The settlement, which is notably less than the billion-dollar figures that were being discussed when the lawsuit was first filed more than 11 months ago, ends what could have been years of costly litigation between both sides.

Both companies had discussed the possibility of appealing the settlement had it not gone their way, while there was also discussion of Waymo bringing another lawsuit for the theft of trade secrets regarding self-driving car software. This suit only pertained to self-driving car hardware, particularly the design of Lidar technology, which allows an autonomous vehicle to sense its surroundings in real time.

In his note to employee’s, new Uber CEO Dara Khosrowshahi struck an apologetic tone and addressed the “mistakes of the past” made under Kalanick’s leadership. Kalanick resigned in June after months of turmoil within the company stemming from allegations of wide spread sexual harassment, discrimination, and questionable behavior at the executive level.
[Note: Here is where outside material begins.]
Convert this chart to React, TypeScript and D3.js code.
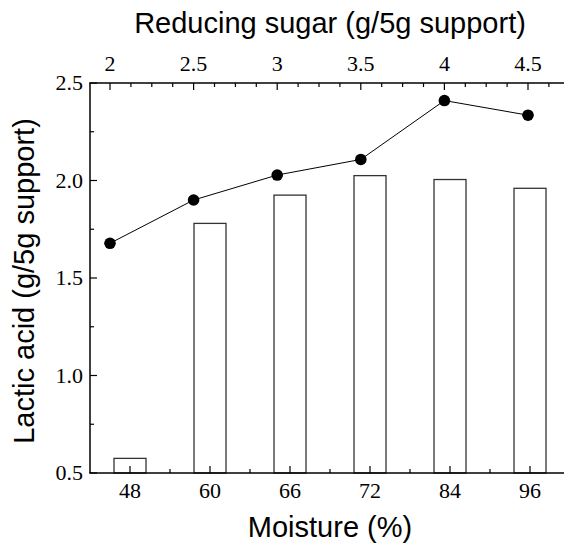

“The acquisition of Otto made good business sense,” Khosrowshahi wrote. “But the prospect that a couple of Waymo employees may have inappropriately solicited others to join Otto, and that they may have potentially left with Google files in their possession, in retrospect, raised some hard questions.”

A spokesperson for Kalanick did not immediately return a request for comment.

Khosrowshahi, in his letter, was adamant that no trade secrets from Waymo made their way into Uber’s self-driving car project and noted that “we are taking steps with Waymo to ensure our Lidar and software represents just our good work.” He also called the people at Alphabet Uber’s “friends” and “competitors” who “share a deep belief in the power of technology to change people’s lives for the better.”

Friday’s settlement, in which both sides agreed to pay their own legal fees, is surprising given how far the lawsuit went.

Waymo sued Uber almost a year ago on Feb. 23, alleging that a vast amount of technology was taken after Uber acquired Otto, the self-driving truck startup founded by former Google engineer and autonomous vehicle pioneer Anthony Levandowski. That acquisition, which happened in August 2016, was expected to cost Uber $680 million.

Waymo called foul on the deal, noting that Uber only bought the company months after its founding and discovered that Levandowski had taken company files with him upon his departure in January 2016. That fact, and a host of others, were used to bolster Waymo’s case against Uber, leading to months of depositions —in which Levandowski pleaded the Fifth — and culminated in this week’s trial.

For Waymo, the settlement amount is a small takeaway in a much larger picture. Having worked on self-driving vehicles since 2009, the company was able to show that it is willing defend its lead in the space at great personal cost and was able to get a concession from Uber on software, which was not part of this lawsuit (no details were immediately available).

For Uber, the settlement removes one of the last remnants of Kalanick’s legacy, and allows Khosrowshahi to move forward by apologizing, something he’s done with everyone from transportation regulators in London to the one percent at Davos. By mentioning that Uber and Waymo are “partners” in his letter, he also seemed to leave the door open to future partnerships, however unlikely that may seem after a bitter year.

It’s also unclear what this means for Lyft, Uber’s biggest competitor in the U.S. market, which took a $1 billion investment led by Alphabet last October. Alphabet, which previously invested in Uber in 2013, now owns significant chunks of both companies, whose cut-throat rivalry has been well-documented over the past few years.

A Lyft spokesperson did not immediately respond to a request for comment.